As for BP's 3rd order win%, I wouldn't rely too heavily on anything that uses aggregated season total runs or events such as hits because strength of schedule and park factors can't be removed. Davenport doesn't explain what he's doing on 3rd order. He explains 1st and 2nd order and they are definitely season aggregated.
I pretty much slammed Davenport's system in a thread called "Tigers winning percentage inflated?" at fanhome.com. It retrospect I was probably a little too harsh on him, but I was appalled that someone who I thought had access to game level data wasn't taking advantage of it. Rob Neyer isn't any better and I KNOW he has access to game level data, but he still uses the pyth with seasonally aggregated data. All the others I have seen that use event data such as hits seem to use seasonally aggragated data. The problem appears to be that there is no current and up to date source that has game level data with hits that people can use to build better models.
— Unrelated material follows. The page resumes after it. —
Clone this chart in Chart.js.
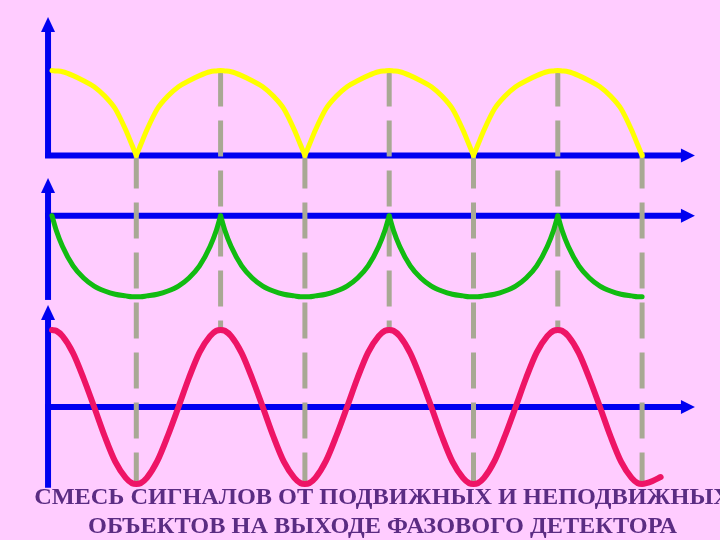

Once a source such as this becomes available, Davenport's 1st and 2nd order winning percentage models will be truly obsolete.
Posted 1:30 a.m.,
September 15, 2003
(#11) -
Brad
You didn't 'slam' his 3rd order win percentages; you were publicly humiliated. Davenport's goal is purely predictive, making aggregation perfectly acceptable, since hitting events are, in general, relatively independent of one another.
Posted 1:08 p.m.,
September 16, 2003
(#12) -
David H
Does anyone have any ideas on what exponent to use in the Jai-Alai formula, if .4 doesn't provide appropriate predictive winning percentages for baseball?
Posted 5:25 p.m.,
September 17, 2003
(#13) -
tangotiger
That Jai Alai equation makes no sense from what I'm looking at.
Plug in a .600 team against a .500 team, and the result SHOULD be .600, but it is nowhere close to that.
As it stands now, the best method to use is the Odds Ratio method. Maybe I'll put up a Javascript program so that people can use it.